The residual bootstrap confidence intervals include 0 which means that these slopes are not statistically significant to the model and they do not yield the same results as the p-values do.

Combining All Inferential Statistics

kable(as.data.frame(cbind(formatC(cmtrx[,-3],4,format="f"), btc.ci.95=btc.ci,btr.ci.95=btr.ci)), 
      caption="Final Combined Inferential Statistics: p-values and Bootstrap CIs")
Final Combined Inferential Statistics: p-values and Bootstrap CIs
Estimate Std.

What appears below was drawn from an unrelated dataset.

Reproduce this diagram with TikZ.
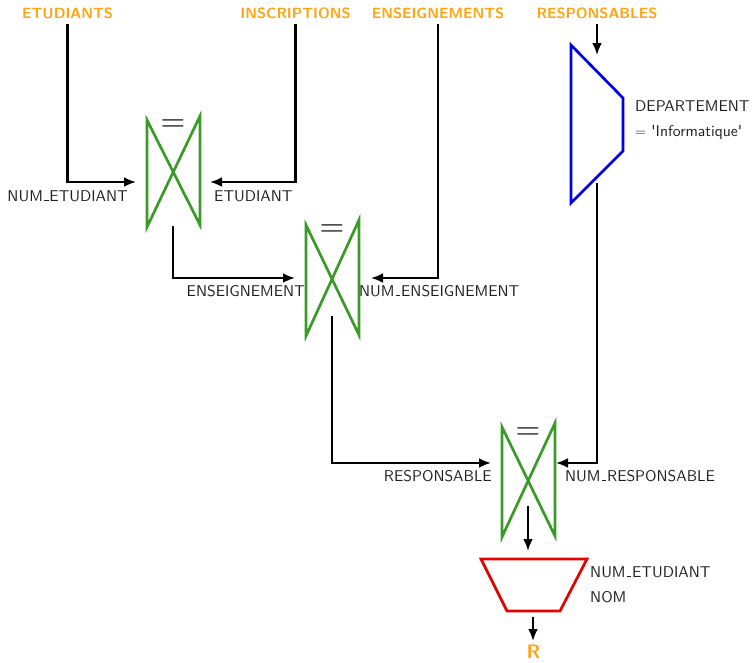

Error Pr(>|t|) btc.ci.95 btr.ci.95
(Intercept) 254.3380 42.1158 0.0000 [ 72.4057 , 312.7024 ] [ 0 , 254.338 ]
accelrate 9.1051 1.0478 0.0000 [ -2.8153 , 3.1544 ] [ 0 , 9.1051 ]
log(mpg) -48.8780 9.8048 0.0000 [ -28.7835 , 29.2044 ] [ -48.878 , 0 ]

The bootstrap confidence intervals do not agree with the p-value results which means that this model should not be used for prediction and estimation that the final model does have serious violations of the model assumptions.

kable(cbind(btc.wd, btr.wd), caption="width of the two bootstrap confidence intervals")
width of the two bootstrap confidence intervals
btc.wd btr.wd
240.296708 254.338039
5.969673 9.105136
57.987909 48.877987

The widths of residual bootstrap and case-bootstrap confidence intervals are not similar to each other showing that model assumptions are sitll violated.

Discussion

The main finding was that this model is not a good model for prediction and estimation. Also, the inferential statistics did not agree with the bootstrap conclusion. On one hand, the p-values were less than alpha but the confidence intervals in the bootstrap method all included zero meaning that the variables did not statistically contribute to the model.

If the final model was statistically significant, because the response variable was transformed, simple algebra would have to be applied for interpretation. For example, if the model yield $2,000, this quantity would have to be squared because the final model takes the square root of the response.

Overall, the final model should not be used for interpretation because it failed the bootstrap method thus meaning that their were major model assumption violations. This shows that the bootstrap method is great to check your work instead of just basing your conclusion off of p-values.